** BEGIN **

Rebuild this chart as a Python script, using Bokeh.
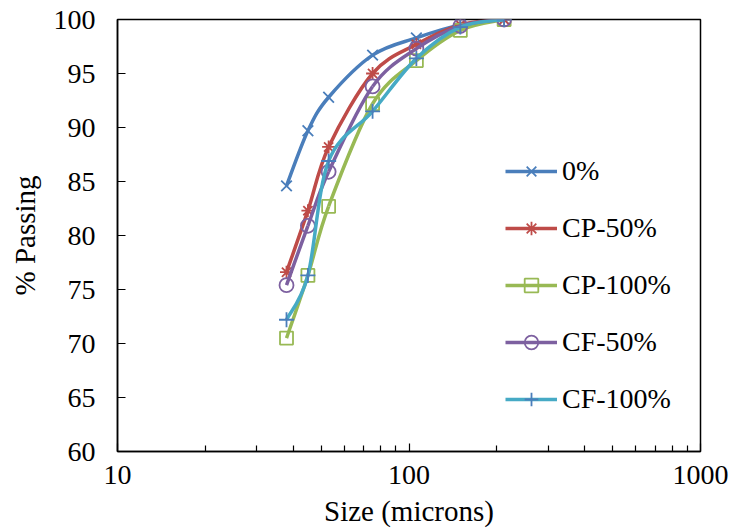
import numpy as np
from bokeh.plotting import figure
from bokeh.models import (Range1d, FixedTicker, PrintfTickFormatter, Legend, LegendItem,
                          ColumnDataSource)
from bokeh.embed import file_html
from bokeh.resources import INLINE

# ---- data ----
sizes = [38, 45, 53, 75, 106, 150, 212]
s_0 = [84.6, 89.7, 92.8, 96.7, 98.3, 99.5, 100.0]
s_cp50 = [76.6, 82.3, 88.2, 95.0, 97.7, 99.5, 100.0]
s_cp100 = [70.5, 76.3, 82.7, 92.2, 96.2, 99.0, 100.0]
s_cf50 = [75.4, 80.9, 85.9, 93.8, 97.3, 99.4, 100.0]
s_cf100 = [72.2, 76.3, 86.9, 91.5, 96.4, 99.3, 100.0]
labels = ["0%", "CP-50%", "CP-100%", "CF-50%", "CF-100%"]
series = [s_0, s_cp50, s_cp100, s_cf50, s_cf100]
y_ticks = [60, 65, 70, 75, 80, 85, 90, 95, 100]
x_ticks = [10, 100, 1000]

line_colors = ["#4A7EBB", "#BE4B48", "#98B954", "#7D60A0", "#46AAC5"]
marker_colors = ["#4A7EBB", "#BE4B48", "#98B954", "#7D60A0", "#4A7EBB"]
markers = ["x", "asterisk", "square", "circle", "cross"]
marker_sizes = [15, 13, 13, 14, 15]

FONT = "'Liberation Serif', 'Times New Roman', Times, serif"

p = figure(width=734, height=529, x_axis_type="log", output_backend="svg",
           toolbar_location=None, x_range=Range1d(10, 1000), y_range=Range1d(60, 100),
           min_border_left=117, min_border_right=34, min_border_top=19, min_border_bottom=77)
p.xgrid.visible = False
p.ygrid.visible = False
p.outline_line_color = "black"
p.outline_line_width = 1.5
p.background_fill_color = "white"
p.border_fill_color = "white"

minor = [a * 10 ** e for e in (1, 2) for a in range(2, 10)]
p.xaxis.ticker = FixedTicker(ticks=x_ticks, minor_ticks=minor)
p.xaxis.formatter = PrintfTickFormatter(format="%d")
p.yaxis.ticker = FixedTicker(ticks=y_ticks, minor_ticks=[])

for ax in (p.xaxis[0], p.yaxis[0]):
    ax.axis_line_color = "black"
    ax.axis_line_width = 1.5
    ax.major_tick_line_color = "black"
    ax.major_tick_line_width = 1.2
    ax.minor_tick_line_color = "black"
    ax.minor_tick_line_width = 1.2
    ax.major_tick_in = 8
    ax.major_tick_out = 0
    ax.minor_tick_in = 6
    ax.minor_tick_out = 0
    ax.major_label_text_font = FONT
    ax.major_label_text_font_size = "28px"
    ax.major_label_text_color = "black"
    ax.axis_label_text_font = FONT
    ax.axis_label_text_font_size = "29px"
    ax.axis_label_text_font_style = "normal"
    ax.axis_label_text_color = "black"

p.xaxis.axis_label = "Size (microns)"
p.yaxis.axis_label = "% Passing"
p.xaxis.major_label_standoff = 14
p.xaxis.axis_label_standoff = 8
p.yaxis.major_label_standoff = 22
p.yaxis.axis_label_standoff = 10


def bezier_segments(xs, ys):
    u = np.log10(np.asarray(xs, dtype=float))
    v = np.asarray(ys, dtype=float)
    n = len(u)
    P = np.column_stack([u, v])
    x0, y0, x1, y1, cx0, cy0, cx1, cy1 = ([] for _ in range(8))
    for i in range(n - 1):
        pm = P[i - 1] if i > 0 else P[i]
        p0 = P[i]
        p1 = P[i + 1]
        pp = P[i + 2] if i + 2 < n else P[i + 1]
        c0 = p0 + (p1 - pm) / 6.0
        c1 = p1 - (pp - p0) / 6.0
        x0.append(10 ** p0[0]); y0.append(p0[1])
        x1.append(10 ** p1[0]); y1.append(p1[1])
        cx0.append(10 ** c0[0]); cy0.append(c0[1])
        cx1.append(10 ** c1[0]); cy1.append(c1[1])
    return dict(x0=x0, y0=y0, x1=x1, y1=y1, cx0=cx0, cy0=cy0, cx1=cx1, cy1=cy1)


items = []
for lab, ys, lc, mc, mk, ms in zip(labels, series, line_colors, marker_colors, markers, marker_sizes):
    src = ColumnDataSource(bezier_segments(sizes, ys))
    p.bezier(x0="x0", y0="y0", x1="x1", y1="y1", cx0="cx0", cy0="cy0", cx1="cx1", cy1="cy1",
             source=src, line_color=lc, line_width=3.5)
    leg_line = p.line(x=[float("nan")], y=[float("nan")], line_color=lc, line_width=3.5)
    sc = p.scatter(x=sizes, y=ys, marker=mk, size=ms, line_color=mc, fill_color=None,
                   line_width=1.8)
    items.append(LegendItem(label=lab, renderers=[leg_line, sc]))

legend = Legend(items=items, location=(388, 35), orientation="vertical",
                label_text_font=FONT, label_text_font_size="28px", label_text_color="black",
                glyph_width=52, glyph_height=34, label_height=34, spacing=23,
                label_standoff=5, padding=0, margin=0,
                border_line_color=None, background_fill_alpha=0)
p.add_layout(legend, "center")

open("out.html", "w").write(file_html(p, INLINE))
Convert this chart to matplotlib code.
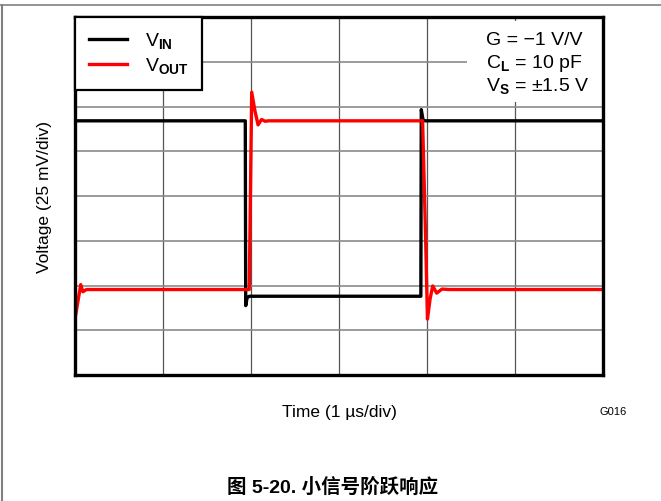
import matplotlib
matplotlib.use("Agg")
import matplotlib.pyplot as plt
from matplotlib.lines import Line2D
from matplotlib.patches import Rectangle

plt.rcParams['font.family'] = ['Liberation Sans', 'DejaVu Sans']
plt.rcParams['mathtext.fontset'] = 'custom'
plt.rcParams['mathtext.rm'] = 'Liberation Sans'
plt.rcParams['mathtext.bf'] = 'Liberation Sans:bold'

# time in divisions (1 us/div), voltage in divisions (25 mV/div)
vin_t = [0.0, 1.935, 1.94, 1.955, 1.98, 3.93, 3.935, 3.955, 3.98, 6.0]
vin_v = [5.68, 5.68, 1.55, 1.72, 1.76, 1.76, 5.93, 5.70, 5.68, 5.68]

vout_t = [0.0, 0.065, 0.09, 0.13, 1.98, 2.008, 2.045, 2.08, 2.12, 2.16, 2.2,
          3.95, 3.985, 4.005, 4.035, 4.065, 4.11, 4.17, 4.25, 6.0]
vout_v = [1.25, 2.02, 1.86, 1.91, 1.91, 6.32, 5.90, 5.59, 5.71, 5.67, 5.68,
          5.68, 3.0, 1.25, 1.70, 1.99, 1.83, 1.92, 1.91, 1.91]

n_xdiv = 6
n_ydiv = 8

fig = plt.figure(figsize=(6.61, 5.02), dpi=100)
ax = fig.add_axes([75/661, 1-376/502, 528/661, 358/502])

ax.plot(vin_t, vin_v, color='black', lw=2.4, zorder=3, label=r'V$_{\mathbf{IN}}$')
ax.plot(vout_t, vout_v, color='#ff0000', lw=2.4, zorder=4, label=r'V$_{\mathbf{OUT}}$')

ax.set_xlim(0, n_xdiv)
ax.set_ylim(0, n_ydiv)
for i in range(1, n_xdiv):
    ax.axvline(i, color='#555555', lw=0.9, zorder=1)
for j in range(1, n_ydiv):
    ax.axhline(j, color='#8a8a8a', lw=1.2, zorder=1)
ax.set_xticks([])
ax.set_yticks([])
for s in ax.spines.values():
    s.set_linewidth(2.4)
    s.set_zorder(6)

# white patch behind the conditions text
ax.add_patch(Rectangle((4.455, 6.1), 1.545, 1.82, facecolor='white',
                       edgecolor='none', zorder=2))
ax.text(4.67, 7.49, 'G = \u22121 V/V', fontsize=14, va='center', ha='left', zorder=5)
ax.text(4.67, 6.98, r'C$_{\mathbf{L}}$ = 10 pF', fontsize=14, va='center', ha='left', zorder=5)
ax.text(4.67, 6.46, r'V$_{\mathbf{S}}$ = ' + '\u00b11.5 V', fontsize=14, va='center', ha='left', zorder=5)

leg = ax.legend(loc='upper left', borderaxespad=0, fontsize=14, fancybox=False,
                edgecolor='black', framealpha=1, handlelength=1.95, handletextpad=0.95,
                labelspacing=0.25, borderpad=0.7)
leg.get_frame().set_linewidth(1.6)
leg.set_zorder(7)

fig.text(45/661, 1-197/502, 'Voltage (25 mV/div)', rotation=90, fontsize=12.5,
         ha='center', va='center')
fig.text(339/661, 1-412/502, 'Time (1 \u00b5s/div)', fontsize=12.5, ha='center', va='center')
fig.text(613/661, 1-412/502, 'G016', fontsize=8, ha='center', va='center')
fig.text(333/661, 1-487/502, '图 5-20. 小信号阶跃响应', fontsize=14, fontweight='bold',
         ha='center', va='center', family=['Liberation Sans', 'Noto Sans CJK SC'])

# page frame
fig.add_artist(Line2D([0, 1], [1-6/502, 1-6/502], color='#808080', lw=1.2))
fig.add_artist(Line2D([1.5/661, 1.5/661], [0, 1-6/502], color='#808080', lw=1.5))

fig.savefig('out.png', dpi=100)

** END **

Exercise:
Only the lines from the one with "Convert this chart to matplotlib code." through the one with "ax = fig.add_axes([75/661, 1-376/502, 528/661, 358/502])" belong in your copy; retype them exactly and drop any pictures.

Solution to this exercise:
Convert this chart to matplotlib code.
import matplotlib
matplotlib.use("Agg")
import matplotlib.pyplot as plt
from matplotlib.lines import Line2D
from matplotlib.patches import Rectangle

plt.rcParams['font.family'] = ['Liberation Sans', 'DejaVu Sans']
plt.rcParams['mathtext.fontset'] = 'custom'
plt.rcParams['mathtext.rm'] = 'Liberation Sans'
plt.rcParams['mathtext.bf'] = 'Liberation Sans:bold'

# time in divisions (1 us/div), voltage in divisions (25 mV/div)
vin_t = [0.0, 1.935, 1.94, 1.955, 1.98, 3.93, 3.935, 3.955, 3.98, 6.0]
vin_v = [5.68, 5.68, 1.55, 1.72, 1.76, 1.76, 5.93, 5.70, 5.68, 5.68]

vout_t = [0.0, 0.065, 0.09, 0.13, 1.98, 2.008, 2.045, 2.08, 2.12, 2.16, 2.2,
          3.95, 3.985, 4.005, 4.035, 4.065, 4.11, 4.17, 4.25, 6.0]
vout_v = [1.25, 2.02, 1.86, 1.91, 1.91, 6.32, 5.90, 5.59, 5.71, 5.67, 5.68,
          5.68, 3.0, 1.25, 1.70, 1.99, 1.83, 1.92, 1.91, 1.91]

n_xdiv = 6
n_ydiv = 8

fig = plt.figure(figsize=(6.61, 5.02), dpi=100)
ax = fig.add_axes([75/661, 1-376/502, 528/661, 358/502])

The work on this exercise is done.